====== DATASET EXCERPTS ======

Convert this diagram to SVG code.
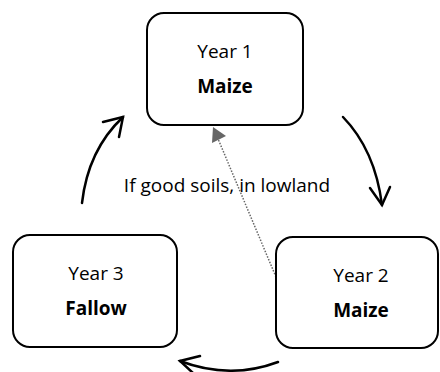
<svg xmlns="http://www.w3.org/2000/svg" width="440" height="372" viewBox="0 0 440 372">
<style>
.box{fill:#fff;stroke:#000;stroke-width:2}
.t{font-family:"Open Sans","Liberation Sans",sans-serif;font-size:19px;fill:#000;text-anchor:middle}
.b{font-weight:bold}
.arc{fill:none;stroke:#000;stroke-width:2.5;stroke-linecap:round}
.dot{fill:none;stroke:#666;stroke-width:1.5;stroke-dasharray:1.5 1.5}
</style>
<rect width="440" height="372" fill="#fff"/>
<g id="connectors">
<path class="dot" d="M276,277 L216,134"/>
<polygon points="213,127 212,143 226,136" fill="#666"/>
<path class="arc" d="M82,203 Q88,150 123,117"/>
<path class="arc" d="M103,122 L123,117 L119,137"/>
<path class="arc" d="M343,117 Q375,150 382,205"/>
<path class="arc" d="M370,188 L382,205 L390,187"/>
<path class="arc" d="M278,362 Q230,380 180,361"/>
<path class="arc" d="M200,356 L180,361 L193,373"/>
<text class="t" x="227" y="192">If good soils, in lowland</text>
</g>
<g id="year1">
<rect class="box" x="147" y="13" width="156" height="112" rx="17"/>
<text class="t" x="225" y="58">Year 1</text>
<text class="t b" x="225" y="93">Maize</text>
</g>
<g id="year2">
<rect class="box" x="276" y="237" width="162" height="111" rx="17"/>
<text class="t" x="361" y="282">Year 2</text>
<text class="t b" x="361" y="317">Maize</text>
</g>
<g id="year3">
<rect class="box" x="13" y="235" width="164" height="112" rx="17"/>
<text class="t" x="96" y="280">Year 3</text>
<text class="t b" x="96" y="315">Fallow</text>
</g>
</svg>
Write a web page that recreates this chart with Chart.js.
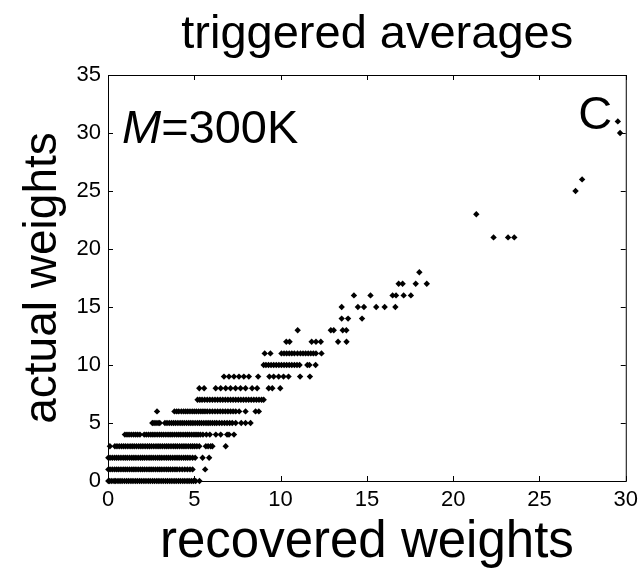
<!DOCTYPE html>
<html>
<head>
<meta charset="utf-8">
<script src="https://cdn.jsdelivr.net/npm/chart.js@4/dist/chart.umd.min.js"></script>
<style>
  html, body { margin: 0; padding: 0; background: #fff; }
  #wrap { width: 644px; height: 574px; }
</style>
</head>
<body>
<div id="wrap"><canvas id="scatter_weights" width="644" height="574"></canvas></div>
<script>
var actualLevels = [0, 1, 2, 3, 4, 5, 6, 7, 8, 9, 10, 11, 12, 13, 14, 15, 16, 17, 18, 21, 23, 25, 26, 30, 31];
var recoveredAtLevel = [
    [0.02, 0.1, 0.22, 0.35, 0.45, 0.58, 0.7, 0.82, 0.95, 1.08, 1.2, 1.33, 1.45, 1.58, 1.7, 1.83, 1.95, 2.08, 2.2, 2.33, 2.45, 2.58, 2.7, 2.83, 2.95, 3.08, 3.2, 3.33, 3.45, 3.58, 3.7, 3.83, 3.95, 4.08, 4.2, 4.33, 4.45, 4.58, 4.7, 4.83, 4.95, 5.08, 5.3],
    [0.02, 0.12, 0.25, 0.38, 0.5, 0.62, 0.75, 0.88, 1.0, 1.12, 1.25, 1.38, 1.5, 1.62, 1.75, 1.88, 2.0, 2.12, 2.25, 2.38, 2.5, 2.62, 2.75, 2.88, 3.0, 3.12, 3.25, 3.38, 3.5, 3.62, 3.75, 3.88, 4.0, 4.15, 4.3, 4.45, 4.6, 4.75, 4.9, 5.63],
    [0.02, 0.12, 0.25, 0.38, 0.5, 0.62, 0.75, 0.88, 1.0, 1.12, 1.25, 1.38, 1.5, 1.62, 1.75, 1.88, 2.0, 2.12, 2.25, 2.38, 2.5, 2.62, 2.75, 2.88, 3.0, 3.12, 3.25, 3.38, 3.5, 3.62, 3.75, 3.88, 4.0, 4.12, 4.25, 4.38, 4.5, 4.62, 4.75, 4.9, 5.05, 5.48, 5.86],
    [0.11, 0.4, 0.52, 0.65, 0.78, 0.9, 1.02, 1.15, 1.28, 1.4, 1.52, 1.65, 1.78, 1.9, 2.02, 2.15, 2.28, 2.4, 2.52, 2.65, 2.78, 2.9, 3.02, 3.15, 3.28, 3.4, 3.52, 3.65, 3.78, 3.9, 4.02, 4.15, 4.28, 4.4, 4.52, 4.65, 4.78, 4.9, 5.02, 5.15, 5.29, 5.67, 5.8, 5.95, 6.05, 6.82],
    [0.98, 1.1, 1.22, 1.35, 1.48, 1.6, 1.72, 1.85, 2.1, 2.22, 2.35, 2.48, 2.6, 2.72, 2.85, 2.98, 3.1, 3.22, 3.35, 3.48, 3.6, 3.72, 3.85, 3.98, 4.1, 4.22, 4.35, 4.48, 4.6, 4.72, 4.85, 4.98, 5.1, 5.22, 5.35, 5.5, 5.7, 5.9, 6.25, 6.53, 6.9, 7.01, 7.3],
    [2.57, 2.67, 2.78, 2.9, 3.0, 3.3, 3.42, 3.55, 3.68, 3.8, 3.92, 4.05, 4.18, 4.3, 4.42, 4.55, 4.68, 4.8, 4.92, 5.05, 5.18, 5.3, 5.42, 5.55, 5.68, 5.8, 5.92, 6.05, 6.18, 6.3, 6.45, 6.6, 6.75, 6.9, 7.05, 7.2, 7.4, 7.72, 7.97, 8.26],
    [2.84, 3.85, 3.98, 4.1, 4.25, 4.38, 4.5, 4.62, 4.75, 4.88, 5.0, 5.12, 5.25, 5.38, 5.5, 5.62, 5.75, 5.9, 6.05, 6.2, 6.35, 6.5, 6.65, 6.8, 6.95, 7.1, 7.25, 7.4, 7.6, 7.97, 8.55, 8.74],
    [5.19, 5.32, 5.45, 5.6, 5.75, 5.9, 6.05, 6.2, 6.35, 6.5, 6.65, 6.8, 6.95, 7.1, 7.25, 7.4, 7.55, 7.7, 7.85, 8.0, 8.15, 8.3, 8.45, 8.6, 8.75, 8.9, 9.02],
    [5.29, 5.57, 6.24, 6.53, 6.82, 7.1, 7.39, 7.68, 7.97, 8.35, 8.64, 9.31, 9.52, 9.98],
    [6.72, 7.01, 7.3, 7.59, 7.87, 8.16, 8.7, 9.35, 9.6, 9.89, 10.17, 10.46, 11.13, 11.7],
    [9.02, 9.15, 9.3, 9.45, 9.6, 9.75, 9.9, 10.05, 10.2, 10.35, 10.5, 10.65, 10.8, 10.95, 11.1, 11.55, 11.67, 12.03],
    [9.08, 9.41, 10.05, 10.2, 10.35, 10.5, 10.65, 10.8, 10.98, 11.15, 11.3, 11.45, 11.6, 11.75, 11.9, 12.05, 12.37],
    [10.33, 10.52, 11.8, 12.05, 12.33, 13.33, 13.82],
    [10.99, 12.91, 13.08, 13.6, 13.81],
    [13.54, 13.91, 14.72],
    [13.54, 14.48, 14.83, 15.54, 16.03, 16.65],
    [14.25, 15.21, 16.49, 16.69, 17.13, 17.55],
    [16.84, 17.07, 17.83, 18.47],
    [18.04],
    [22.34, 23.18, 23.54],
    [21.34],
    [27.09],
    [27.47],
    [29.67],
    [29.54]
];
var xTicks = [0, 5, 10, 15, 20, 25, 30];
var yTicks = [0, 5, 10, 15, 20, 25, 30, 35];

var points = [];
actualLevels.forEach(function (a, i) {
    recoveredAtLevel[i].forEach(function (r) { points.push({ x: r, y: a }); });
});

var FONT = "'Liberation Sans', Arial, Helvetica, sans-serif";

// box around the axes, with MATLAB-style inward ticks, plus title and the two labels in the plot
var matlabBox = {
    id: 'matlabBox',
    afterDraw: function (chart) {
        var ctx = chart.ctx, a = chart.chartArea;
        var xs = chart.scales.x, ys = chart.scales.y;
        ctx.save();
        ctx.strokeStyle = '#000';
        ctx.lineWidth = 1;
        ctx.strokeRect(a.left + 0.5, a.top + 0.5, a.right - a.left, a.bottom - a.top);
        ctx.beginPath();
        xTicks.forEach(function (v) {
            var px = Math.round(xs.getPixelForValue(v)) + 0.5;
            ctx.moveTo(px, a.bottom); ctx.lineTo(px, a.bottom - 5);
            ctx.moveTo(px, a.top); ctx.lineTo(px, a.top + 5);
        });
        yTicks.forEach(function (v) {
            var py = Math.round(ys.getPixelForValue(v)) + 0.5;
            ctx.moveTo(a.left, py); ctx.lineTo(a.left + 5, py);
            ctx.moveTo(a.right, py); ctx.lineTo(a.right - 5, py);
        });
        ctx.stroke();

        ctx.fillStyle = '#000';
        ctx.textBaseline = 'alphabetic';
        var w = a.right - a.left, h = a.bottom - a.top;

        ctx.textAlign = 'center';
        ctx.font = '47px ' + FONT;
        ctx.fillText('triggered averages', a.left + 0.52 * w, a.top - 27);

        ctx.textAlign = 'left';
        var tx = a.left + 0.027 * w, ty = a.top + 0.168 * h;
        ctx.font = 'italic 47px ' + FONT;
        ctx.fillText('M', tx, ty);
        var mw = ctx.measureText('M').width;
        ctx.font = '47px ' + FONT;
        ctx.fillText('=300K', tx + mw, ty);
        ctx.fillText('C', a.left + 0.908 * w, a.top + 0.133 * h);
        ctx.restore();
    }
};

var ctx = document.getElementById('scatter_weights').getContext('2d');
var weightsChart = new Chart(ctx, {
    type: 'scatter',
    data: {
        datasets: [{
            label: 'weights',
            data: points,
            pointStyle: 'rectRot',
            radius: 3.2,
            hoverRadius: 3.2,
            backgroundColor: '#000',
            borderColor: '#000',
            borderWidth: 0,
            clip: false
        }]
    },
    options: {
        responsive: false,
        animation: false,
        events: [],
        layout: { padding: { top: 75, right: 14, bottom: 0, left: 0 } },
        plugins: {
            legend: { display: false },
            tooltip: { enabled: false },
            title: { display: false }
        },
        scales: {
            x: {
                type: 'linear',
                min: 0, max: 30,
                afterFit: function (s) { s.height = 93; },
                afterBuildTicks: function (s) { s.ticks = xTicks.map(function (v) { return { value: v }; }); },
                grid: { display: false, drawTicks: false },
                border: { display: false },
                ticks: { color: '#000', padding: 6, font: { family: FONT, size: 22 } },
                title: {
                    display: true,
                    text: 'recovered weights',
                    color: '#000',
                    font: { family: FONT, size: 51 },
                    padding: { top: 0, bottom: 0 }
                }
            },
            y: {
                type: 'linear',
                min: 0, max: 35,
                afterFit: function (s) { s.width = 108; },
                afterBuildTicks: function (s) { s.ticks = yTicks.map(function (v) { return { value: v }; }); },
                grid: { display: false, drawTicks: false },
                border: { display: false },
                ticks: { color: '#000', padding: 7, font: { family: FONT, size: 22 } },
                title: {
                    display: true,
                    text: 'actual weights',
                    color: '#000',
                    font: { family: FONT, size: 46 },
                    padding: { top: 16, bottom: 0 }
                }
            }
        }
    },
    plugins: [matlabBox]
});
</script>
</body>
</html>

======

## TASK DIRECTIONS
Which lines of the data above contain "with"? Copy each one.

## WRITTEN SOLUTION
Write a web page that recreates this chart with Chart.js.
// box around the axes, with MATLAB-style inward ticks, plus title and the two labels in the plot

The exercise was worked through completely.